As for Seth Green’s comedy show:
Closer on the horizon is Seth Green’s Star Wars comedy series. “That’s coming along great,” McCallum says. “I’ve seen a few of their little skits. They’re great.”
‘Skits’ is quite revealing, implying that the show’s format may indeed resemble the Robot Chicken specials. McCallum said we may see that one as soon as 2013.
In this interview today, Rick McCallum told IGN that the live-action show’s working title is Star Wars: Underworld. He goes on to talk in some detail about the reasons that the series is on hold (“Each one-hour episode is bigger than the prequels were.”) which is rather fascinating in and of itself.
In a clip from The People vs. George Lucas, which comes to DVD next week, A New Hope and Empire Strikes Back producer Gary Kurtz opines on the prequel trilogy. He’s not a fan, but you probably knew that.
Merchandise. Hallmark’s Star Wars exclusive ornaments are fast sellers at conventions, shocking… absolutely no one. Next year’s regular ornaments will be TIE Interceptor, Han on Taun taun, General Grievous, Darth Maul, and a Lego Stormtrooper.
We got in touch with Matthew Graham and asked him whether the news was true. All he would say to us was that he had done some work out at LucasFilm during 2008 and 2009 “on something unbelievably cool”, and that his contract “had come to an end”. “I hope one day I’ll be able to talk about it,” he told us.
Possible? Possible: Rick McCallum said in a 2008 Star Wars Insider interview that two of the show’s writers were British.
Graham also wrote a recent Doctor Who two-parter. Other high-profile Brit genre TV writers have been approached: Russell T. Davies, who spearheaded the current Who revival, said he down an offer from George Lucas.
Producer Rick McCallum, in an interview with Czech Position, says that the live-action series is several years away.
“The TV series is on hold, but that has nothing to do with the Czech Republic; it has to do with [the episodes being] so ambitious,” McCallum told Czech Position. “We have 50 hours of third-draft scripts, but the problem we have is there is a lot of digital animation; we don’t have the technology yet to be able to do them at a price that is safe for television. Since we would be financing them, it would be suicide for us to do this [now]. So we are going to wait three or four years,” he said.
In addition to giving us a tentative production timeline, he reiterates a few things about the basic premise of the series.
“Basically, it is like ‘The Godfather’; it’s the Empire slowly building up its power base around the galaxy, what happens in Coruscant, which is the major capital, and it’s [about] a group of underground bosses who live there and control drugs, prostitution,” McCallum said.

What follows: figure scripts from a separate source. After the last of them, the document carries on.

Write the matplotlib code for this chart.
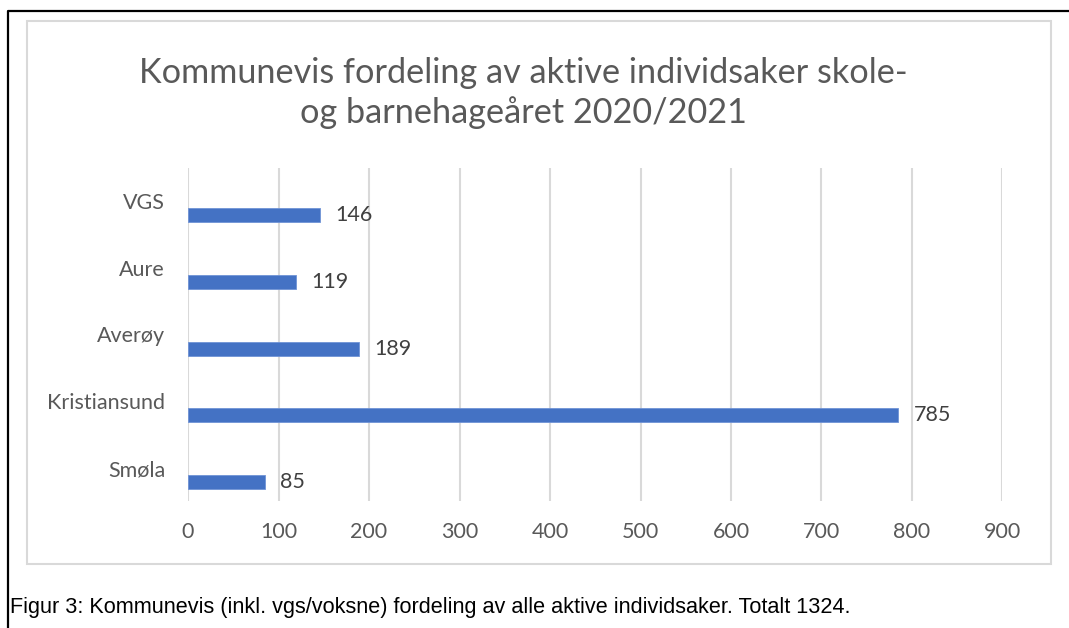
import matplotlib
matplotlib.use("Agg")
import matplotlib.pyplot as plt
from matplotlib.patches import Rectangle
from matplotlib.lines import Line2D

# data (top to bottom as shown)
kategorier = ["VGS", "Aure", "Averøy", "Kristiansund", "Smøla"]
saker = [146, 119, 189, 785, 85]
xticks = [0, 100, 200, 300, 400, 500, 600, 700, 800, 900]

tittel = "Kommunevis fordeling av aktive individsaker skole-\nog barnehageåret 2020/2021"
figurtekst = "Figur 3: Kommunevis (inkl. vgs/voksne) fordeling av alle aktive individsaker. Totalt 1324."

W, H = 1069, 628
fig = plt.figure(figsize=(W / 100, H / 100), dpi=100)

# akse i pikselkoordinater
x0, x1, y0, y1 = 188, 1002.5, 167.6, 501.4
ax = fig.add_axes([x0 / W, 1 - y1 / H, (x1 - x0) / W, (y1 - y0) / H])

pos = list(range(len(kategorier)))
offset = 0.21  # Excel-stolpe forskjøvet under kategorimidten
ax.barh([p + offset for p in pos], saker, height=0.21, color="#4472C4",
        edgecolor="#6f93d6", linewidth=0.6, zorder=3)
for p, v in zip(pos, saker):
    ax.text(v + 17, p + offset, str(v), va="center", ha="left",
            fontsize=15.5, color="#404040", family="Lato")

ax.set_ylim(len(kategorier) - 0.5, -0.5)
ax.set_xlim(0, 900)
ax.set_yticks(pos)
ax.set_yticklabels(kategorier, family="Lato", fontsize=15.5, color="#595959")
ax.set_xticks(xticks)
ax.set_xticklabels([str(t) for t in xticks], family="Lato", fontsize=15.5, color="#595959")
ax.tick_params(axis="both", length=0)
ax.tick_params(axis="y", pad=16.5)
ax.tick_params(axis="x", pad=15)
ax.grid(axis="x", color="#d9d9d9", linewidth=1.5, zorder=0)
for s in ax.spines.values():
    s.set_visible(False)

fig.text(523 / W, 1 - 93 / H, tittel, ha="center", va="center", fontsize=24.7,
         color="#595959", family="Lato", linespacing=1.27)

# ramme rundt diagrammet
fig.patches.append(Rectangle((27 / W, 1 - 564 / H), (1051 - 27) / W, (564 - 21) / H,
                             transform=fig.transFigure, fill=False,
                             edgecolor="#d9d9d9", linewidth=1.5))
# ytre svart ramme (venstre og topp)
fig.lines.append(Line2D([7.5 / W, 7.5 / W, 1.0], [0.0, 1 - 11 / H, 1 - 11 / H],
                        transform=fig.transFigure, color="black", linewidth=1.6))

fig.text(10 / W, 1 - 613 / H, figurtekst, ha="left", va="baseline", fontsize=15.6,
         color="black", family="Liberation Sans")

fig.savefig("out.png", dpi=100)
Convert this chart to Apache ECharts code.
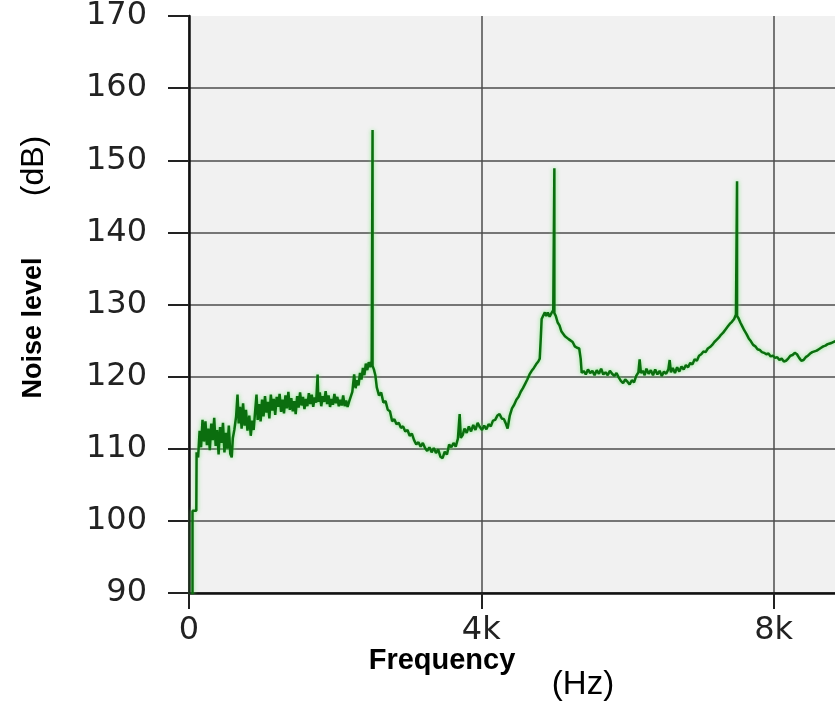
<!DOCTYPE html>
<html>
<head>
<meta charset="utf-8">
<script src="https://cdn.jsdelivr.net/npm/echarts@6/dist/echarts.min.js"></script>
<style>
  html, body { margin: 0; padding: 0; background: #fff; overflow: hidden; }
  /* plot runs past the right edge of the window, like the cropped original */
  #chart { width: 900px; height: 701px; }
</style>
</head>
<body>
<div id="chart"></div>
<script>
// tick labels
var yTicks = [90, 100, 110, 120, 130, 140, 150, 160, 170];
var xTickLabels = ['0', '4k', '8k'];

// spectrum: frequency (Hz) / noise level (dB)
var freqHz = [
  48, 48, 100, 104, 125, 145, 165, 185, 205, 225,
  245, 265, 285, 305, 325, 345, 365, 385, 405, 425,
  445, 465, 485, 505, 525, 545, 565, 585, 600, 620,
  645, 664, 680, 700, 720, 740, 760, 780, 800, 825,
  845, 865, 885, 905, 924, 940, 960, 980, 1000, 1020,
  1040, 1060, 1080, 1100, 1120, 1140, 1160, 1180, 1200, 1220,
  1240, 1260, 1280, 1300, 1320, 1340, 1360, 1380, 1400, 1420,
  1440, 1460, 1480, 1500, 1520, 1540, 1560, 1580, 1600, 1620,
  1640, 1660, 1680, 1700, 1720, 1740, 1760, 1770, 1790, 1810,
  1830, 1850, 1870, 1890, 1910, 1930, 1950, 1970, 1990, 2010,
  2030, 2050, 2070, 2090, 2110, 2130, 2150, 2170, 2190, 2210,
  2235, 2260, 2280, 2300, 2320, 2340, 2360, 2380, 2400, 2420,
  2440, 2460, 2480, 2500, 2512, 2512, 2512, 2530, 2550, 2570,
  2600, 2630, 2660, 2690, 2720, 2750, 2780, 2810, 2840, 2870,
  2900, 2930, 2960, 2990, 3020, 3050, 3080, 3110, 3140, 3170,
  3200, 3230, 3260, 3290, 3320, 3350, 3380, 3410, 3440, 3470,
  3500, 3530, 3560, 3590, 3620, 3650, 3680, 3704, 3720, 3745,
  3770, 3800, 3830, 3860, 3890, 3920, 3950, 3980, 4010, 4040,
  4070, 4100, 4130, 4160, 4190, 4220, 4250, 4280, 4310, 4340,
  4360, 4390, 4420, 4450, 4480, 4510, 4540, 4570, 4600, 4630,
  4660, 4690, 4720, 4750, 4780, 4800, 4815, 4826, 4850, 4870,
  4890, 4910, 4935, 4960, 4985, 5000, 5000, 5000, 5020, 5045,
  5070, 5095, 5120, 5145, 5170, 5195, 5220, 5250, 5280, 5310,
  5340, 5360, 5374, 5400, 5430, 5460, 5490, 5520, 5550, 5580,
  5610, 5640, 5670, 5700, 5730, 5760, 5790, 5820, 5850, 5880,
  5910, 5940, 5970, 6000, 6030, 6060, 6090, 6120, 6150, 6167,
  6185, 6210, 6236, 6260, 6290, 6320, 6350, 6380, 6410, 6440,
  6470, 6500, 6530, 6560, 6578, 6595, 6620, 6650, 6680, 6710,
  6740, 6770, 6800, 6830, 6860, 6890, 6920, 6950, 6980, 7010,
  7040, 7070, 7100, 7130, 7160, 7190, 7220, 7250, 7280, 7310,
  7340, 7370, 7400, 7430, 7460, 7485, 7500, 7500, 7500, 7520,
  7545, 7570, 7600, 7630, 7660, 7690, 7720, 7750, 7780, 7810,
  7840, 7870, 7900, 7930, 7960, 7990, 8020, 8050, 8080, 8110,
  8140, 8170, 8200, 8230, 8260, 8290, 8320, 8350, 8380, 8410,
  8440, 8470, 8500, 8530, 8560, 8590, 8620, 8650, 8680, 8710,
  8740, 8770, 8800, 8840, 8900
];
var levelDb = [
  80, 101.4, 101.4, 109.5, 108.8, 112.5, 110.2, 114, 111, 113.8,
  110.5, 112.8, 109.8, 113.5, 111.2, 114.3, 110.4, 112.6, 109.2, 113,
  110.8, 113.6, 109.5, 112.2, 110, 113.2, 109.3, 108.8, 111.5, 112.6,
  114.5, 117.5, 113.5, 115.8, 112.8, 116.3, 113.2, 115.4, 112.5, 114.6,
  111.8, 113.9, 112.6, 115.2, 117.5, 114, 116.2, 113.8, 116.8, 114.5,
  117.3, 115, 116.5, 114.2, 117.5, 115.3, 116.9, 114.7, 117.2, 115.8,
  117.6, 115.1, 116.8, 114.9, 117.4, 115.6, 117.9, 115.4, 117, 115.2,
  116.6, 114.8, 117.3, 115.7, 117.8, 116, 117.2, 115.5, 116.9, 115.9,
  117.7, 116.2, 117.5, 115.8, 117.1, 116.4, 120.3, 116.5, 117.8, 115.9,
  117.3, 116.5, 118, 116.2, 117.4, 115.8, 116.9, 116.1, 117.6, 116.3,
  117.2, 115.9, 116.8, 116, 117.4, 115.9, 116.7, 115.8, 116.5, 116.6,
  117.9, 120.3, 118.4, 119.5, 118.8, 120.5, 119.6, 121.2, 120.2, 121.8,
  120.9, 122, 121.3, 122.2, 122.4, 154.2, 121.5, 121, 120.2, 118.5,
  117.4, 117.8, 116.4, 116.6, 115.4, 115.2, 113.8, 114.1, 113.4, 113.6,
  112.9, 113.1, 112.4, 112.6, 111.8, 112.1, 111.2, 110.6, 110.9, 110.3,
  110.8, 110.1, 109.7, 110.2, 109.5, 110.1, 109.4, 109.9, 108.9, 108.7,
  109.6, 109.2, 110.6, 110.2, 110.8, 110.3, 111.4, 114.8, 111.5, 111.9,
  112.8, 112.2, 113.1, 112.4, 113.3, 112.6, 113.6, 113, 112.6, 113.2,
  112.7, 113.4, 113.1, 113.9, 114, 114.6, 114.8, 114.2, 114.1, 113.4,
  112.8, 114.6, 115.6, 116.1, 116.8, 117.2, 117.9, 118.4, 119, 119.6,
  120.3, 120.8, 121.2, 121.7, 122.1, 122.5, 125.5, 128, 128.5, 128.9,
  128.4, 128.9, 128.3, 128.8, 129.2, 129, 148.9, 128.8, 128.4, 127.5,
  127.1, 126.3, 126.2, 125.6, 125.8, 125.2, 125, 124.8, 124.2, 124,
  123.9, 122.5, 120.5, 120.8, 120.3, 121, 120.5, 120.8, 120.2, 120.9,
  120.4, 121.1, 120.3, 120.6, 120.2, 120.8, 120.4, 120.1, 120.5, 119.9,
  119.4, 119.1, 119.6, 119.3, 118.9, 119.5, 119.2, 120.1, 120.6, 122.4,
  120.5, 120.8, 120.2, 121.1, 120.4, 120.9, 120.2, 121, 120.3, 120.8,
  120.1, 120.7, 120.4, 121, 122.3, 120.6, 121.2, 120.5, 121.3, 120.7,
  121.4, 121, 121.6, 121.3, 121.9, 121.7, 122.4, 122.2, 122.9, 123.1,
  123.5, 123.4, 123.9, 124.1, 124.4, 124.8, 125.1, 125.4, 125.8, 126.1,
  126.5, 126.9, 127.3, 127.6, 128, 128.6, 128.7, 147.1, 128.4, 128.1,
  127.5, 127, 126.4, 125.9, 125.3, 124.9, 124.4, 124.2, 123.8, 123.7,
  123.4, 123.3, 123.1, 123.2, 122.8, 122.9, 122.6, 122.7, 122.3, 122.5,
  122.1, 122.2, 122.5, 122.9, 123, 123.3, 123.1, 122.6, 122.2, 122.3,
  122.7, 122.9, 123.2, 123.4, 123.5, 123.6, 123.8, 124, 124.2, 124.3,
  124.5, 124.6, 124.7, 124.9, 125
];

var chart = echarts.init(document.getElementById('chart'));

var points = freqHz.map(function (f, i) { return [f, levelDb[i]]; });
// no grid line at the top tick
var gridColors = yTicks.map(function (v, i) {
  return i === yTicks.length - 1 ? 'rgba(0,0,0,0)' : '#4d4d4d';
});

chart.setOption({
  animation: false,
  grid: {
    left: 189,
    top: 12,
    right: 0,
    bottom: 108,
    show: true,
    backgroundColor: '#f1f1f1',
    borderWidth: 0
  },
  xAxis: {
    type: 'value',
    min: 0,
    max: 9730,
    interval: 4000,
    axisLine: { show: true, lineStyle: { color: '#111', width: 2.5 } },
    axisTick: { show: true, length: 16, lineStyle: { color: '#222', width: 2 } },
    axisLabel: {
      margin: 22,
      color: '#222',
      fontFamily: 'DejaVu Sans',
      fontSize: 32,
      showMaxLabel: false,
      formatter: function (v) { return xTickLabels[v / 4000] || ''; }
    },
    splitLine: { show: true, lineStyle: { color: '#4d4d4d', width: 1.5 } }
  },
  yAxis: {
    type: 'value',
    min: yTicks[0],
    max: yTicks[yTicks.length - 1],
    interval: 10,
    axisLine: { show: true, lineStyle: { color: '#111', width: 2.5 } },
    axisTick: { show: true, length: 21, lineStyle: { color: '#222', width: 2 } },
    axisLabel: {
      margin: 42,
      color: '#222',
      fontFamily: 'DejaVu Sans',
      fontSize: 32
    },
    splitLine: { show: true, lineStyle: { color: gridColors, width: 1.5 } }
  },
  graphic: [
    {
      type: 'text', x: 34, y: 328, rotation: Math.PI / 2,
      style: { text: 'Noise level', textAlign: 'center', textVerticalAlign: 'middle',
        font: 'bold 27px "Liberation Sans", Arial, sans-serif', fill: '#000' }
    },
    {
      type: 'text', x: 34, y: 166, rotation: Math.PI / 2,
      style: { text: '(dB)', textAlign: 'center', textVerticalAlign: 'middle',
        font: '32px "Liberation Sans", Arial, sans-serif', fill: '#000' }
    },
    {
      type: 'text', x: 442, y: 661,
      style: { text: 'Frequency', textAlign: 'center', textVerticalAlign: 'middle',
        font: 'bold 29px "Liberation Sans", Arial, sans-serif', fill: '#000' }
    },
    {
      type: 'text', x: 583, y: 685,
      style: { text: '(Hz)', textAlign: 'center', textVerticalAlign: 'middle',
        font: '33px "Liberation Sans", Arial, sans-serif', fill: '#000' }
    }
  ],
  series: [{
    type: 'line',
    data: points,
    showSymbol: false,
    clip: true,
    lineStyle: {
      color: '#0b6e0f',
      width: 2.5,
      shadowColor: 'rgba(90,230,90,0.7)',
      shadowBlur: 4
    }
  }]
});
</script>
</body>
</html>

Where is is? “It sits on the shelf. We have 50 hours and we’re just waiting to figure out a different way of making movies: A different technology we can use that will make it so it’s easy enough to make it feasible to shoot the show.” That’s pretty on line with what he’s said before.
You want a money shot? Here’s a money shot: “Right now it looks like the Star Wars features,” Lucas said. Looks like? Actual footage? Just tests? Effects? And what does that mean for those ’50 hours?’ We’ve assumed, in the past, that they were talking about scripts and concept art and the like, but this puts a whole new spin on things. I’m guessing it’s mostly for test purposes, but still, this puts things much further along than we suspected.
UPDATE 05/27: io9 contacted Lucasfilm about the whole ’50 hours’ thing, and they confirmed he was referring to the scripts. Could there still be test footage? I suppose, but I doubt LFL is going to say and none of us can be sure in any case.
“We have to figure out a way of making it for about a tenth the cost of the features, because it’s television,” Lucas goes on to say. “We’re working towards that… We will get there at some point, but it’s just a very difficult process. Obviously when we do figure this problem out it will dramatically effect a lot of movies.”